Kassia is honest in admitting that math workshop is hard work. She says, "Math workshop is not the easiest path to take. We have plenty of outside resources willing to tell us exactly what, when and how to teach our students. And yet, none of these resources has the intimate knowledge of our community of mathematicians that you have. Math workshop communities create empowered learners-both students and teachers-who question, wonder, explore and make conjectures. Rigorous joy in math is within the realm of the possible-it is, in fact, what makes math workshop worth it!"
Kassia shares her knowledge about math, types of problems, intentional planning and how she learns about a child's understanding. Kassia includes story after story to help us see what this looks and sounds like in a real classroom. The student samples help us begin to see the ways that she learns from student work. And she includes tools and forms that will help us as we try to implement some of her ideas.
Some of my favorite lines from this book include:
We will work to become experts on the development of each of our young mathematicians.

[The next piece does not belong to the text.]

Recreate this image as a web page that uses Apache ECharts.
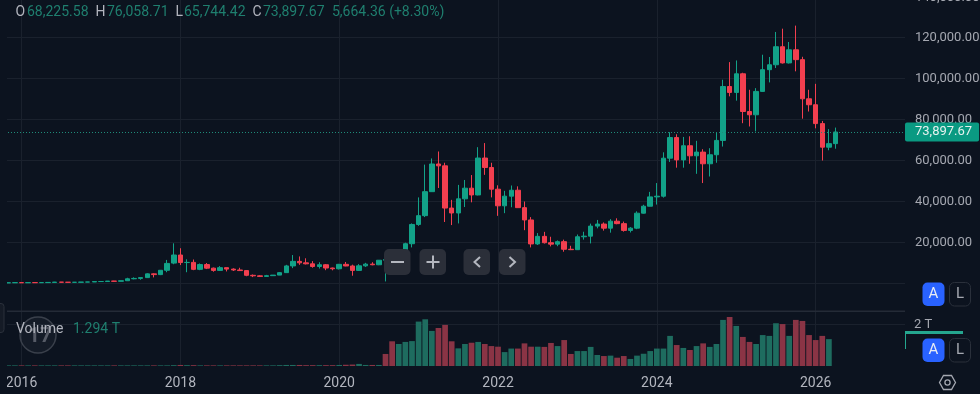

Regardless of the math program or curriculum you are using, working to understand each individual child's math development and how to responsively guide children to deeper understanding through small-group work remains the strongest way in which we, as teachers, can promote a strong mathematical foundation for our learners. p. 22
Math exchanges emphasize change. This may sound simple, but the purpose of meeting with small groups of mathematicians is to produce change and growth in their thinking....Math exchanges put the focus on planned, purposeful exchanges between mathematicians of different abilities. . 33
In Teaching Essentials, Regie Routman writes about "teaching with a sense of urgency". Before reading her words, I had always associated urgency with a feeling of anxiety. However, after reading and thinking further I found that "the expectation that there is not a minute to lose, that every moment must be used for purposeful instruction" rings true not just within the context of teaching literacy, which Routman writes about, but throughout the entire day as teachers. p. 36
Purposeful and effective planning does not begin by focusing on what a student does not know. p.63
Problem solving, with carefully chosen problem types and numbers, is one of the best ways to help children build strong understandings of the number system. p. 137
I strive to achieve balance between two kinds of reflections during math workshop: content reflection....and process reflection. Content reflection focuses on a specific math concept or strategy that you and your class have been discussing and working on...Process reflection on the other hand, focuses on developing practices and behaviors of strong mathematicians. p. 177
I cannot possibly include all that I loved about this book. I cannot possibly share all that I learned or all that I came away thinking with. What I do know is that this book will impact my teaching of math to better match what I believe about students and learning.